Un classico salentino, di Enzo Mansueto
Fernando Manno fu intellettuale significativo nel secondo dopoguerra, capace di portare con discrezione la salentinità nei salotti più significativi e nei ridefiniti canali culturali di un’Italia in via di ricostruzione. E di esportarla, soprattutto, grazie alla sua encomiabile attività per gli Istituti di Cultura Italiana nel mondo.
Il libro Secoli fra gli ulivi, che precede di un anno la morte prematura dell’autore, compendia la stratificata cultura di Manno. Né romanzo, né diario, né saggio, ma narrazione avvolgente, individuale e collettiva, alla sua comparsa il testo risultò di ardua classificazione. E tuttavia non mancò di imporsi, negli anni successivi, quale riferimento irrinunciabile in ogni discorso sulla identità culturale del Salento. La riedizione, oggi, del libro risulta dunque quantomai opportuna, sia perché contribuisce nobilmente a soddisfare le attenzioni allargate che da qualche tempo si concentrano sul tacco dello stivale, sia perché oggi quella scrittura, fatta di psicogeografie, di scavo memoriale dei luoghi, di narrazione insieme enciclopedica e romanzesca, appare innovativa, estremamente contemporanea.
Annota Errico nella sua introduzione: “Dopo essere stato un libro di studio, per me è diventato un libro interiore: uno di quei libri – e non sono mai molti – che improntano, conformano e mediano la relazione con la terra, con la sua Storia, con le sue storie, con la sua gente, con il linguaggio, con le passioni. Ho ripreso Secoli fra gli ulivi con quella sorta di distanza che si avverte quando si pensa di conoscere un libro a memoria, di sapere a quale genere appartiene, qual è la sua natura profonda. Invece ho letto un libro nuovo”.
Con agili e densi capitoli, alcuni organizzati in sezioni, come il bestiario della Fauna del cuore, il libro passa attraverso etimologie (esemplari le riflessioni sulla parola Ppòppetu), oggetti contadini, paesaggi, usanze, luoghi culturali, microstorie, oralità leggendarie e tanto altro, accumulando strati e pieghe in un impianto che non può non rimandare alla matrice barocca di quella terra. Anche per quella dominanza dello sguardo, della visione, dell’immagine sovraccarica, che la scrittura mimetica di Manno interpreta. Una scrittura visiva del territorio: non però una guida d’autore, piuttosto la ricomposizione di un mito.

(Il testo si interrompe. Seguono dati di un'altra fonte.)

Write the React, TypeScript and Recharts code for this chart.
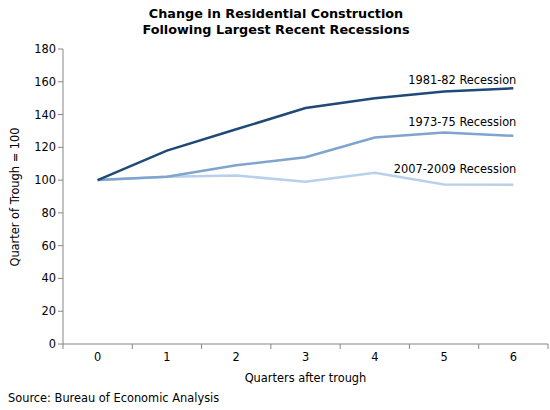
import React from "react";
import { LineChart, Line, XAxis, YAxis } from "recharts";

const quarters = [0, 1, 2, 3, 4, 5, 6];
const rec1981 = [100, 118, 131, 144, 150, 154, 156];
const rec1973 = [100, 102, 109, 114, 126, 129, 127];
const rec2007 = [100, 102, 102.8, 99, 104.5, 97.3, 97.2];
const yTicks = [0, 20, 40, 60, 80, 100, 120, 140, 160, 180];
const bandEdges = [-0.5, 0.5, 1.5, 2.5, 3.5, 4.5, 5.5, 6.5];

const data = quarters.map((q, i) => ({
  q,
  a: rec1981[i],
  b: rec1973[i],
  c: rec2007[i],
}));

const FONT = "'DejaVu Sans', Verdana, sans-serif";
const AXIS = "#868686";
const FS = 11.4;

const endLabel = (text: string, dy: number) => (props: any) => {
  const { x, y, index } = props;
  if (index !== quarters.length - 1) return null;
  return (
    <text
      x={x + 3}
      y={y + dy}
      textAnchor="end"
      fontFamily={FONT}
      fontSize={FS}
      fill="#000"
    >
      {text}
    </text>
  );
};

export default function App() {
  return (
    <div
      style={{
        position: "absolute",
        left: 0,
        top: 0,
        width: 550,
        height: 410,
        background: "#fff",
        fontFamily: FONT,
      }}
    >
      <div
        style={{
          position: "absolute",
          top: 6,
          left: 0,
          width: 552,
          textAlign: "center",
          fontWeight: "bold",
          fontSize: 12.8,
          lineHeight: "16px",
          color: "#000",
        }}
      >
        Change in Residential Construction
        <br />
        Following Largest Recent Recessions
      </div>
      <LineChart
        width={550}
        height={410}
        data={data}
        margin={{ top: 49, right: 2, bottom: 0, left: 0 }}
      >
        <XAxis
          xAxisId="grid"
          dataKey="q"
          type="number"
          domain={[-0.5, 6.5]}
          ticks={bandEdges}
          interval={0}
          tick={() => <g />}
          tickSize={5}
          height={1}
          stroke={AXIS}
          axisLine={{ stroke: AXIS }}
          tickLine={{ stroke: AXIS }}
        />
        <XAxis
          xAxisId="main"
          dataKey="q"
          type="number"
          domain={[-0.5, 6.5]}
          ticks={quarters}
          interval={0}
          axisLine={false}
          tickLine={false}
          tickSize={4}
          tickMargin={4}
          height={65}
          tick={{ fill: "#000", fontSize: FS, fontFamily: FONT }}
        />
        <YAxis
          domain={[0, 180]}
          ticks={yTicks}
          width={63}
          interval={0}
          tickSize={5}
          tickMargin={2}
          axisLine={{ stroke: AXIS }}
          tickLine={{ stroke: AXIS }}
          tick={{ fill: "#000", fontSize: FS, fontFamily: FONT }}
        />
        <Line
          xAxisId="main"
          dataKey="c"
          stroke="#B8D0EC"
          strokeWidth={2.5}
          dot={false}
          isAnimationActive={false}
          label={endLabel("2007-2009 Recession", -12)}
        />
        <Line
          xAxisId="main"
          dataKey="b"
          stroke="#7FA4CF"
          strokeWidth={2.5}
          dot={false}
          isAnimationActive={false}
          label={endLabel("1973-75 Recession", -10)}
        />
        <Line
          xAxisId="main"
          dataKey="a"
          stroke="#1F4A78"
          strokeWidth={2.5}
          dot={false}
          isAnimationActive={false}
          label={endLabel("1981-82 Recession", -4)}
        />
      </LineChart>
      <div
        style={{
          position: "absolute",
          top: 371,
          left: 63,
          width: 485,
          textAlign: "center",
          fontSize: FS,
          color: "#000",
        }}
      >
        Quarters after trough
      </div>
      <div
        style={{
          position: "absolute",
          top: 391,
          left: 8,
          fontSize: FS,
          color: "#000",
        }}
      >
        Source: Bureau of Economic Analysis
      </div>
      <div
        style={{
          position: "absolute",
          left: 15,
          top: 197,
          width: 200,
          marginLeft: -100,
          marginTop: -8,
          textAlign: "center",
          fontSize: FS,
          lineHeight: "16px",
          color: "#000",
          transform: "rotate(-90deg)",
        }}
      >
        Quarter of Trough = 100
      </div>
    </div>
  );
}
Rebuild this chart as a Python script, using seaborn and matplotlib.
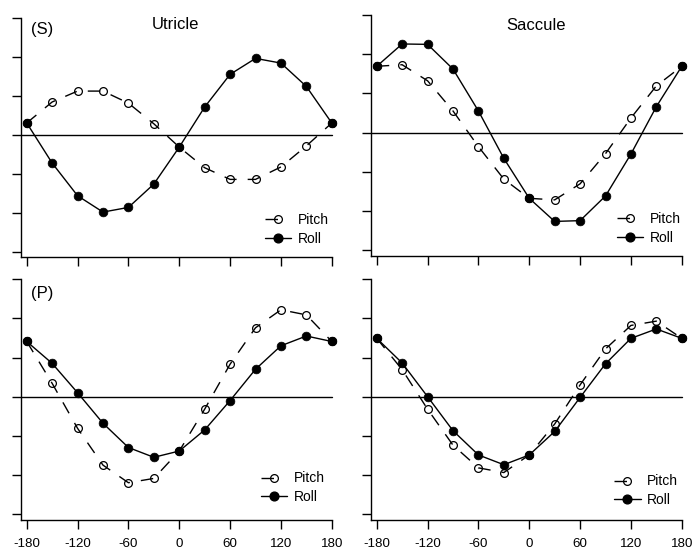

A cinquant’anni dalla sua prima pubblicazione (1958), e dopo una troppo lunga parentesi di irreperibilità, torna in libreria il libro di Fernando Manno, Secoli fra gli ulivi, grazie alla collaborazione tra l’associazione culturale L’Alambicco e l’editore Piero Manni. Curatore dell’operazione, l’intellettuale salentino Antonio Errico, che nel 1985 dedicò a questo testo la sua tesi di laurea e che qui firma anche una suggestiva introduzione.